Because they’re probing your adaptability. Real ML systems evolve, constraints shift, metrics change, and assumptions break. Follow-up variations reveal whether you can adjust your reasoning dynamically or collapse under change.

 

8. How do I practice structured creativity?

Use the assumptions → options → tradeoffs → decision framework when solving any ML question. Speak aloud as you reason. The more you verbalize, the more your brain learns the structure.

 

9. Can pattern recognition be harmful in ML interviews?

Not inherently. The danger comes when it becomes your only tool. When you force problems into templates instead of understanding them, your answers become shallow and brittle.

 

10. What if I freeze when the problem doesn’t match anything I’ve seen?

Freezing is a sign that you’re searching your memory instead of reasoning. Replace “What do I know like this?” with “What is happening underneath this?” Engaging first principles resets the cognitive system.

 

11. Why do some candidates sound instantly senior even without many years of experience?

Because they think in frameworks. They ask clarifying questions, create structure, analyze constraints, and discuss tradeoffs. Seniority is a cognitive style, not a timeline.

 

12. Can creativity compensate for gaps in ML knowledge?

To an extent, yes. A candidate with deep reasoning but missing details can outperform someone with deep knowledge but shallow thinking. Interviewers can teach missing facts. They cannot teach missing cognition easily.

 

13. Is it bad to admit I don’t know something?

Not at all. Weak candidates hide uncertainty. Strong candidates navigate it. Saying “Here’s how I’d reason through this even if I’m not sure” reveals more competence than pretending to know.

 

14. Do ML interviews test real-world ML or academic ML?

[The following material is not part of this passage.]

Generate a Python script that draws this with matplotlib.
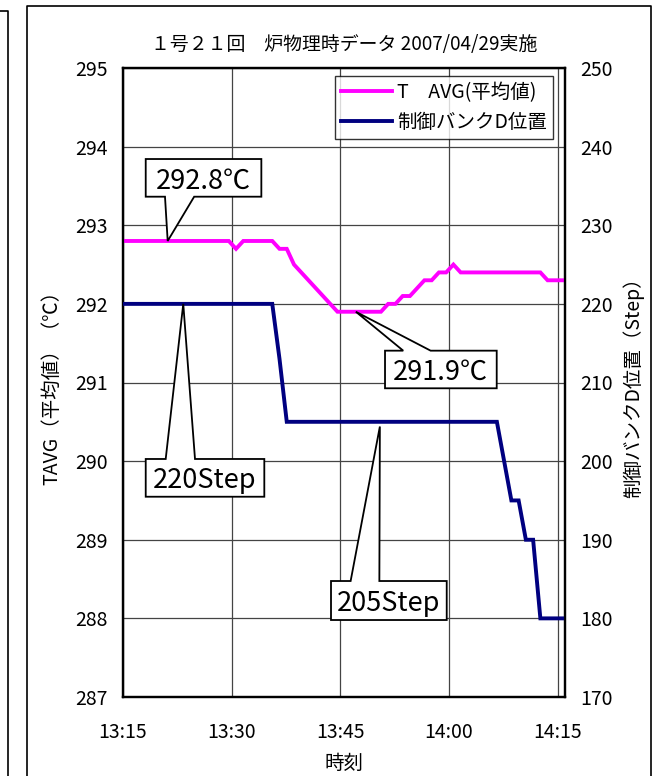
import matplotlib
matplotlib.use("Agg")
import matplotlib.pyplot as plt
import matplotlib.dates as mdates
import pandas as pd
from matplotlib.patches import Polygon
from matplotlib.lines import Line2D

plt.rcParams['font.family'] = ['Noto Sans CJK JP', 'DejaVu Sans']

# ---------------- data ----------------
DATE = "2007-04-29 "
title = "１号２１回　炉物理時データ 2007/04/29実施"
xlabel = "時刻"
ylabel_left = "TAVG（平均値）（℃）"
ylabel_right = "制御バンクD位置（Step）"
legend_labels = ["T　AVG(平均値)", "制御バンクD位置"]

tavg_times = ["13:14:36", "13:29:36", "13:30:36", "13:31:36", "13:35:36", "13:36:36",
              "13:37:36", "13:38:36", "13:44:36", "13:50:36", "13:51:36", "13:52:36",
              "13:53:36", "13:54:36", "13:56:36", "13:57:36", "13:58:36", "13:59:36",
              "14:00:36", "14:01:36", "14:12:36", "14:13:36", "14:15:36"]
tavg_values = [292.8, 292.8, 292.7, 292.8, 292.8, 292.7,
               292.7, 292.5, 291.9, 291.9, 292.0, 292.0,
               292.1, 292.1, 292.3, 292.3, 292.4, 292.4,
               292.5, 292.4, 292.4, 292.3, 292.3]

bank_times = ["13:14:36", "13:35:36", "13:36:36", "13:37:36", "14:06:36", "14:08:36",
              "14:09:36", "14:10:36", "14:11:36", "14:12:36", "14:15:36"]
bank_values = [220, 220, 213, 205, 205, 195, 195, 190, 190, 180, 180]

x_start, x_end = "13:15", "14:16"
x_ticks = ["13:15", "13:30", "13:45", "14:00", "14:15"]
left_ticks = [287, 288, 289, 290, 291, 292, 293, 294, 295]
right_ticks = [170, 180, 190, 200, 210, 220, 230, 240, 250]

# callouts: text, anchor time, anchor value, axis ('L'/'R')
callout_texts = ["292.8℃", "291.9℃", "220Step", "205Step"]
callout_times = ["13:21:10", "13:47:08", "13:23:19", "13:50:27"]
callout_values = [292.8, 291.9, 220, 204.4]
callout_axis = ["L", "L", "R", "R"]

# ---------------- figure ----------------
W, H = 655, 776
fig = plt.figure(figsize=(W / 100, H / 100), dpi=100)
ax = fig.add_axes([123 / W, 1 - 697 / H, 442 / W, 629 / H])
ax2 = ax.twinx()

def tparse(t):
    return pd.to_datetime(DATE + t).to_pydatetime()

tx = [tparse(t) for t in tavg_times]
bx = [tparse(t) for t in bank_times]

FS = 14
ax.plot(tx, tavg_values, color="#FF00FF", lw=2.8, solid_joinstyle="miter", zorder=3)
ax2.plot(bx, bank_values, color="#000080", lw=2.8, solid_joinstyle="miter", zorder=3)

ax.set_xlim(tparse(x_start), tparse(x_end))
ax.set_ylim(left_ticks[0], left_ticks[-1])
ax2.set_ylim(right_ticks[0], right_ticks[-1])
ax.set_yticks(left_ticks)
ax2.set_yticks(right_ticks)
ax.set_xticks([tparse(t) for t in x_ticks])
ax.xaxis.set_major_formatter(mdates.DateFormatter("%H:%M"))

ax.grid(True, color="#444444", lw=0.9, zorder=0)
ax.set_axisbelow(True)

ax.tick_params(axis="both", length=0, labelsize=FS)
ax.tick_params(axis="x", pad=18)
ax.tick_params(axis="y", pad=11)
ax2.tick_params(axis="y", length=0, labelsize=FS, pad=11)

for a in (ax, ax2):
    for s in a.spines.values():
        s.set_linewidth(1.6)
        s.set_color("black")

ax.set_title(title, fontsize=13.6, pad=13)
ax.set_xlabel(xlabel, fontsize=FS, labelpad=7)
ax.set_ylabel(ylabel_left, fontsize=FS, labelpad=9)
ax2.set_ylabel(ylabel_right, fontsize=FS, labelpad=7)

handles = [Line2D([], [], color="#FF00FF", lw=2.8), Line2D([], [], color="#000080", lw=2.8)]
leg = ax2.legend(handles, legend_labels, loc="upper right", bbox_to_anchor=(0.973, 0.987),
                 borderaxespad=0, fontsize=FS, frameon=True, fancybox=False,
                 handlelength=2.6, handletextpad=0.3, labelspacing=0.45, borderpad=0.3)
leg.get_frame().set_edgecolor("black")
leg.get_frame().set_linewidth(1.0)
leg.set_zorder(12)

# ---------------- callouts ----------------
boxes = [(0.0514, 0.313, 0.7954, 0.8553),
         (0.5928, 0.8455, 0.4908, 0.5506),
         (0.0514, 0.3197, 0.3184, 0.3784),
         (0.4706, 0.7324, 0.1224, 0.1844)]
bases = [(0.095, 0.161), (0.634, 0.696), (0.0966, 0.1629), (0.515, 0.580)]
sides = ["bottom", "top", "top", "top"]

inv = ax2.transAxes.inverted()
for text, t, v, which, box, base, side in zip(callout_texts, callout_times, callout_values,
                                              callout_axis, boxes, bases, sides):
    tr = ax.transData if which == "L" else ax2.transData
    px, py = inv.transform(tr.transform((mdates.date2num(tparse(t)), v)))
    x0, x1, y0, y1 = box
    b0, b1 = base
    if side == "bottom":
        verts = [(x0, y1), (x1, y1), (x1, y0), (b1, y0), (px, py), (b0, y0), (x0, y0)]
    else:
        verts = [(x0, y0), (x0, y1), (b0, y1), (px, py), (b1, y1), (x1, y1), (x1, y0)]
    ax2.add_patch(Polygon(verts, closed=True, transform=ax2.transAxes, fc="white",
                          ec="black", lw=1.3, zorder=10, clip_on=False))
    ax2.text((x0 + x1) / 2, (y0 + y1) / 2, text, transform=ax2.transAxes, ha="center",
             va="center_baseline", fontsize=19.5, zorder=11)

# ---------------- chart-area frames ----------------
fx = lambda p: p / W
fy = lambda p: 1 - p / H
fig.add_artist(Line2D([fx(27), fx(27), fx(651), fx(651)], [fy(800), fy(6), fy(6), fy(800)],
                      color="black", lw=1.2, transform=fig.transFigure))
fig.add_artist(Line2D([fx(-5), fx(8), fx(8)], [fy(11), fy(11), fy(800)],
                      color="black", lw=1.2, transform=fig.transFigure))

fig.savefig("out.png", dpi=100)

They test the cognitive skills required for real-world ML: designing systems, handling constraints, navigating ambiguity, and making tradeoffs. Academic recall plays a small role; reasoning plays the central role.

 

15. What’s the one skill that improves both creativity and pattern-recognition performance?

Reframing.
Every time you restate the problem, clarify goals, question assumptions, or restructure complexity into parts, you strengthen both cognitive systems. Reframing is the gateway to integrated thinking, and integrated thinking is the true skill interviews measure.